Susanne Madsen on the “Ver-sayce” costume references hidden in Soderbergh’s Liberace biopic
After glowing reviews in Cannes, Steven Soderbergh’s mesmerising HBO-produced tale of Liberace’s tempestuous relationship with his live-in boyfriend Scott Thorson gets its release in UK cinemas this week, starring a mind-blowingly amazing Michael Douglas as Liberace and an outstanding Matt Damon as Thorson. And twenty minutes into the film it’s pretty clear that Donatella Versace is going to mood board the hell out of this thing. From Liberace’s houseboy Carlucci in tight white trousers, prodding a crotch-level silver platter of sausages in Matt Damon’s face, going “pig in a blanket.

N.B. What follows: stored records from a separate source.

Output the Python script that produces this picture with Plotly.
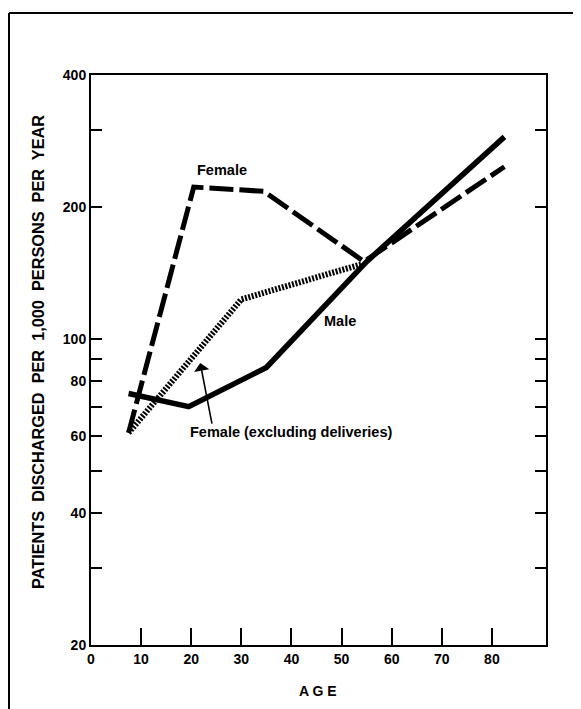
import math
import plotly.graph_objects as go

# ---- data ----
male_age = [7.5, 19.5, 35, 55, 82.5]
male_rate = [75, 70, 86, 150, 289]

female_age = [7.5, 20.5, 34.5, 54.5, 82.5]
female_rate = [61, 222, 217, 150, 247]

excl_age = [7.5, 30, 54]
excl_rate = [61, 123, 148]

y_tick_vals = [20, 30, 40, 50, 60, 70, 80, 90, 100, 200, 300, 400]
y_tick_text = ["20", "", "40", "", "60", "", "80", "", "100", "200", "", "400"]
x_tick_vals = [0, 10, 20, 30, 40, 50, 60, 70, 80]
x_tick_text = ["0", "10", "20", "30", "40", "50", "60", "70", "80"]

FONT = "Liberation Sans"
OFF = 8  # page body margin

fig = go.Figure()
fig.add_trace(go.Scatter(x=female_age, y=female_rate, mode="lines",
                         line=dict(color="black", width=5, dash="24px,6px"),
                         name="Female"))
fig.add_trace(go.Scatter(x=excl_age, y=excl_rate, mode="lines",
                         line=dict(color="black", width=6, dash="2px,1.5px"),
                         name="Female (excluding deliveries)"))
fig.add_trace(go.Scatter(x=male_age, y=male_rate, mode="lines",
                         line=dict(color="black", width=5.5),
                         name="Male"))

W, H = 581, 709
L, T = 91 - OFF, 75 - OFF
R = W - (546 - OFF)
B = H - (645 - OFF)
pw, ph = W - L - R, H - T - B


def px2paper(px, py):
    # px, py in reference-image pixels
    return (px - OFF - L) / pw, (H - B - (py - OFF)) / ph


annots = [
    dict(text="<b>Female</b>", x=26.1, y=math.log10(243)),
    dict(text="<b>Male</b>", x=49.7, y=math.log10(110)),
    dict(text="<b>Female (excluding deliveries)</b>", x=39.9, y=math.log10(61.2)),
]
for a in annots:
    fig.add_annotation(xref="x", yref="y", showarrow=False,
                       xanchor="center", yanchor="middle",
                       font=dict(family=FONT, size=14.5, color="black"), **a)

# arrow from label to dotted line
fig.add_annotation(xref="x", yref="y", x=21.8, y=math.log10(88), text="",
                   showarrow=True, ax=12, ay=62, arrowhead=1, arrowsize=1.6,
                   arrowwidth=1.6, arrowcolor="black", standoff=0)

# y axis title
x0, y0 = px2paper(38, 352)
fig.add_annotation(xref="paper", yref="paper", x=x0, y=y0, showarrow=False,
                   xanchor="center", yanchor="middle", textangle=-90,
                   text="<b>PATIENTS  DISCHARGED  PER  1,000  PERSONS  PER  YEAR</b>",
                   font=dict(family=FONT, size=16.3, color="black"))
# x axis title
x0, y0 = px2paper(318, 691)
fig.add_annotation(xref="paper", yref="paper", x=x0, y=y0, showarrow=False,
                   xanchor="center", yanchor="middle",
                   text="<b>A G E</b>",
                   font=dict(family=FONT, size=14, color="black"))

# outer frame (top and left lines)
fx0, fy0 = px2paper(9, 13)
fx1, _ = px2paper(600, 13)
_, fy1 = px2paper(9, 720)
fig.add_shape(type="line", xref="paper", yref="paper", x0=fx0, y0=fy0, x1=fx1, y1=fy0,
              line=dict(color="black", width=2))
fig.add_shape(type="line", xref="paper", yref="paper", x0=fx0, y0=fy0, x1=fx0, y1=fy1,
              line=dict(color="black", width=2))

fig.update_layout(
    width=W, height=H,
    margin=dict(l=L, r=R, t=T, b=B),
    paper_bgcolor="white", plot_bgcolor="white",
    showlegend=False,
    font=dict(family=FONT, color="black"),
)
fig.update_xaxes(range=[0, 90.8], tickvals=x_tick_vals, ticktext=x_tick_text,
                 ticks="inside", ticklen=17, tickwidth=2, tickcolor="black",
                 showline=True, linecolor="black", linewidth=2, mirror=True,
                 showgrid=False, zeroline=False,
                 tickfont=dict(family=FONT, size=14, color="black", weight="bold"))
fig.update_yaxes(type="log", range=[math.log10(20), math.log10(400)],
                 tickvals=y_tick_vals, ticktext=y_tick_text,
                 ticks="inside", ticklen=11, tickwidth=2, tickcolor="black",
                 showline=True, linecolor="black", linewidth=2, mirror="ticks",
                 showgrid=False, zeroline=False,
                 tickfont=dict(family=FONT, size=14, color="black", weight="bold"))

fig.write_html("out.html")
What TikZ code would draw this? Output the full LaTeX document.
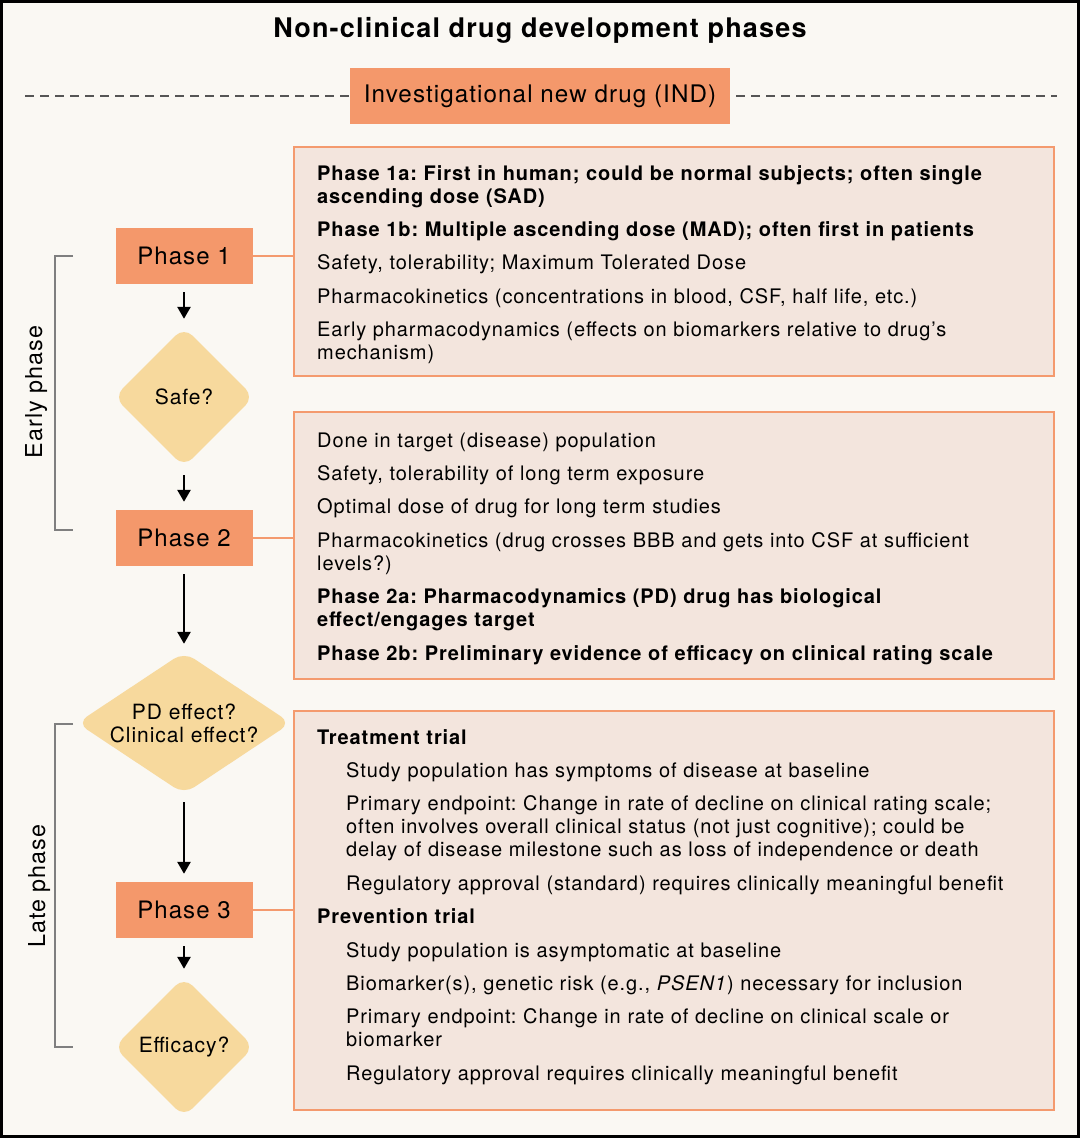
\documentclass[tikz,border=0pt]{standalone}
\usepackage{fontspec}
\setmainfont{TeX Gyre Heros}[LetterSpace=4.5]
\usepackage{tikz}
\usetikzlibrary{
	arrows.meta,
	positioning,
	shapes.geometric
}
\usepackage{xcolor}

\definecolor{bgcol}{HTML}{FAF8F3}
\definecolor{phaseorange}{HTML}{F4986B}
\definecolor{boxfill}{HTML}{F3E5DD}
\definecolor{boxline}{HTML}{F49A6E}
\definecolor{decyellow}{HTML}{F7D99D}
\definecolor{bracketgray}{HTML}{7F7F7F}
\definecolor{dashgray}{HTML}{555555}

\frenchspacing
\newcommand\nxt{\par\vspace{10.4pt}}
\newcommand\inditem[1]{\par\vspace{10.4pt}{\leftskip=29pt\relax #1\par}}

\begin{document}
\begin{tikzpicture}[x=1pt,y=-1pt,>=Stealth,
	phasebox/.style={rectangle,fill=phaseorange,minimum width=137pt,minimum height=56pt,inner sep=0pt,font=\fontsize{24}{27}\selectfont},
	decision/.style={diamond,fill=decyellow,rounded corners=12pt,inner sep=0pt,align=center,font=\fontsize{21}{23}\selectfont},
	infobox/.style={rectangle,draw=boxline,line width=2pt,fill=boxfill,anchor=north west},
	infotext/.style={anchor=base west,inner sep=0pt,text width=745pt,align=left,font=\frenchspacing\fontsize{20}{23}\selectfont},
	flowarrow/.style={-{Triangle[width=13pt,length=12pt]},line width=2.6pt,shorten <=8pt,shorten >=8pt},
	link/.style={draw=boxline,line width=1.8pt},
	bracketline/.style={draw=bracketgray,line width=1.5pt},
	sidelabel/.style={rotate=90,anchor=base,inner sep=0pt,font=\fontsize{23.3}{28}\selectfont}
	]
		
		\useasboundingbox (0,0) rectangle (1080,1138);
		\draw[line width=3pt,fill=bgcol] (1.5,1.5) rectangle (1078.5,1136.5);
		
		%---------------- Header ----------------%
		
		\node[anchor=base,inner sep=0pt,font=\bfseries\fontsize{27}{31}\selectfont] (title) at (540,37)
		{Non-clinical drug development phases};
		
		\node[rectangle,fill=phaseorange,minimum width=380pt,minimum height=56pt,inner sep=0pt,font=\fontsize{24.2}{29}\selectfont] (ind) at (540,96)
		{Investigational new drug (IND)};
		
		\coordinate (dashl) at (25,96);
		\coordinate (dashr) at (1057,96);
		\draw[dashgray,line width=2pt,dash pattern=on 9pt off 6pt] (dashl)--(ind.west);
		\draw[dashgray,line width=2pt,dash pattern=on 9pt off 6pt,shorten <=6pt] (ind.east)--(dashr);
		
		%---------------- Flow ----------------%
		
		\node[phasebox] (phaseone) at (184,256) {Phase 1};
		\node[decision,minimum width=140pt,minimum height=140pt] (safe) at (184,397) {Safe?};
		\node[phasebox] (phasetwo) at (184,538) {Phase 2};
		\node[decision,aspect=1.5,minimum width=214pt,minimum height=142pt,inner sep=-3pt] (pdeff) at (184,723)
		{PD effect?\\Clinical effect?};
		\node[phasebox] (phasethree) at (184,910) {Phase 3};
		\node[decision,minimum width=140pt,minimum height=140pt] (efficacy) at (184,1047) {Efficacy?};
		
		\draw[flowarrow] (phaseone)--(safe);
		\draw[flowarrow] (safe)--(phasetwo);
		\draw[flowarrow] (phasetwo)--(pdeff);
		\draw[flowarrow] (pdeff)--(phasethree);
		\draw[flowarrow] (phasethree)--(efficacy);
		
		%---------------- Brackets ----------------%
		
		\draw[bracketline] (73,256)--(55,256)--(55,530)--(73,530);
		\node[sidelabel] (earlylbl) at (42,392) {Early phase};
		
		\draw[bracketline] (73,724)--(55,724)--(55,1047)--(73,1047);
		\node[sidelabel] (latelbl) at (45,886) {Late phase};
		
		%---------------- Details ----------------%
		
		\node[infobox,minimum width=760pt,minimum height=229pt] (infoone) at (293,146) {};
		\node[infobox,minimum width=760pt,minimum height=267pt] (infotwo) at (293,411) {};
		\node[infobox,minimum width=760pt,minimum height=399pt] (infothree) at (293,710) {};
		
		\draw[link] (phaseone.east)--(phaseone -| infoone.west);
		\draw[link] (phasetwo.east)--(phasetwo -| infotwo.west);
		\draw[link] (phasethree.east)--(phasethree -| infothree.west);
		
		\node[infotext] (txtone) at (317,180)
		{\textbf{Phase 1a: First in human; could be normal subjects; often single\\ ascending dose (SAD)}\nxt
		\textbf{Phase 1b: Multiple ascending dose (MAD); often first in patients}\nxt
		Safety, tolerability; Maximum Tolerated Dose\nxt
		Pharmacokinetics (concentrations in blood, CSF, half life, etc.)\nxt
		Early pharmacodynamics (effects on biomarkers relative to drug’s\\ mechanism)};
		
		\node[infotext] (txttwo) at (317,447)
		{Done in target (disease) population\nxt
		Safety, tolerability of long term exposure\nxt
		Optimal dose of drug for long term studies\nxt
		Pharmacokinetics (drug crosses BBB and gets into CSF at sufficient\\ levels?)\nxt
		\textbf{Phase 2a: Pharmacodynamics (PD) drug has biological\\ effect/engages target}\nxt
		\textbf{Phase 2b: Preliminary evidence of efficacy on clinical rating scale}};
		
		\node[infotext] (txtthree) at (317,744)
		{\textbf{Treatment trial}
		\inditem{Study population has symptoms of disease at baseline}
		\inditem{Primary endpoint: Change in rate of decline on clinical rating scale;\\ often involves overall clinical status (not just cognitive); could be\\ delay of disease milestone such as loss of independence or death}
		\inditem{Regulatory approval (standard) requires clinically meaningful benefit}
		\nxt\textbf{Prevention trial}
		\inditem{Study population is asymptomatic at baseline}
		\inditem{Biomarker(s), genetic risk (e.g., \textit{PSEN1}) necessary for inclusion}
		\inditem{Primary endpoint: Change in rate of decline on clinical scale or\\ biomarker}
		\inditem{Regulatory approval requires clinically meaningful benefit}};
		
	\end{tikzpicture}
\end{document}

You want a pig in a blanket?” to a beefcake Damon throwing temper tantrums in tiny Swarovski-encrusted Speedos, this movie is fashion gold thanks to costume designer Ellen Mirojnick.
While Mirojnick – long-time Michael Douglas collaborator and costume legend – is largely known for her coolly elegant and precisely edited offerings for Basic Instinct, Wall Street and Fatal Attraction, her slightly random credit for Showgirls demonstrates she’s also quite at ease with a sparkly sequin and a “Ver-sayce” universe. In Behind the Candelabra, Mirojnick somehow manages to balance excess with restraint, underscoring the grotesquely gaudy without ever stepping into parody. This is partly because of the (topic considered) self-control she shows away from Liberace’s boogie-woogie antics, dressing off-duty Lee in a succession of caftans and robes based on archive images of Mr Showmanship lounging at home.
We enter the stage in 1977 when Liberace – hiding in plain sight in his Swarovski-studded closet, wearing his usual shy and retiring stuff – is at the height of his fame, and Michael Douglas’ eyes twinkle just as much as his glitzy lace bibbed outfits. When we later join a wide-eyed Thorson at Liberace’s ‘palatial kitsch’ Nevada domicile (played by Zsa Zsa Gabor’s home in Bel Air), Liberace is kicking back in a pair of gold slippers and a white caftan. As Douglas floats around and daintily rearranges folds in the embroidered fabric, he brings together costume and character with the subtlest, most perfectly judged movements.
All the film’s jewellery has been painstakingly replicated from the original pieces, but rather than simply copying the work of Liberace’s designer Michael Travis, Ellen Mirojnick has re-imagined the stage outfits in new (less costly) versions, like the famous pink beaded King Neptune’s cape complete with a seashell collar. Her construction of Liberace and Thorson’s characters is outstanding: like a slightly deranged Hugh Hefner, Douglas spends much of the film shuffling around in slippers and lavish silk robes while Matt Damon’s Scott Thorson morphs into a chesty blond playmate in sequinned shirts and skimpy swimwear, dripping in gold chains like another of Liberace’s gilded possessions.
Mirojnick deftly builds Thorson’s transition from farm fresh, double denim-wearing kid to Liberace’s real-life, identically dressed Ken doll – via an amazing tracksuit-wearing fat phase. The disturbing sartorial twinning is stepped up as Thorson is transformed into a warped remake of a young Liberace courtesy of heavily sedated plastic surgeon Dr Jack Startz – played to creepy perfection by a cat-faced Rob Lowe. As Thorson becomes addicted to drugs and diet pills (“The California Diet”, notes a delirious Dr Startz), their seemingly mirror-like images grow increasingly distorted: a scene in a sex shop sees the couple dressed in identical floor-length lynx fur coats and white suits, but while an oblivious Liberace entertains himself with all the gleeful excitement of a teenager, Thorson sits on the floor in a pool of his own vomit.
Behind the Candelabra is almost quite gruesome viewing in places, and the whole thing has a whiff of Bret Easton Ellis’ love of letting the rot seep through the shiny surface – and there’s thankfully plenty of depth beneath the gloss created by Soderbergh and Mirojnick. Now bring on the awards for best TV costume designer. Ellen Mirojnick deserves them all.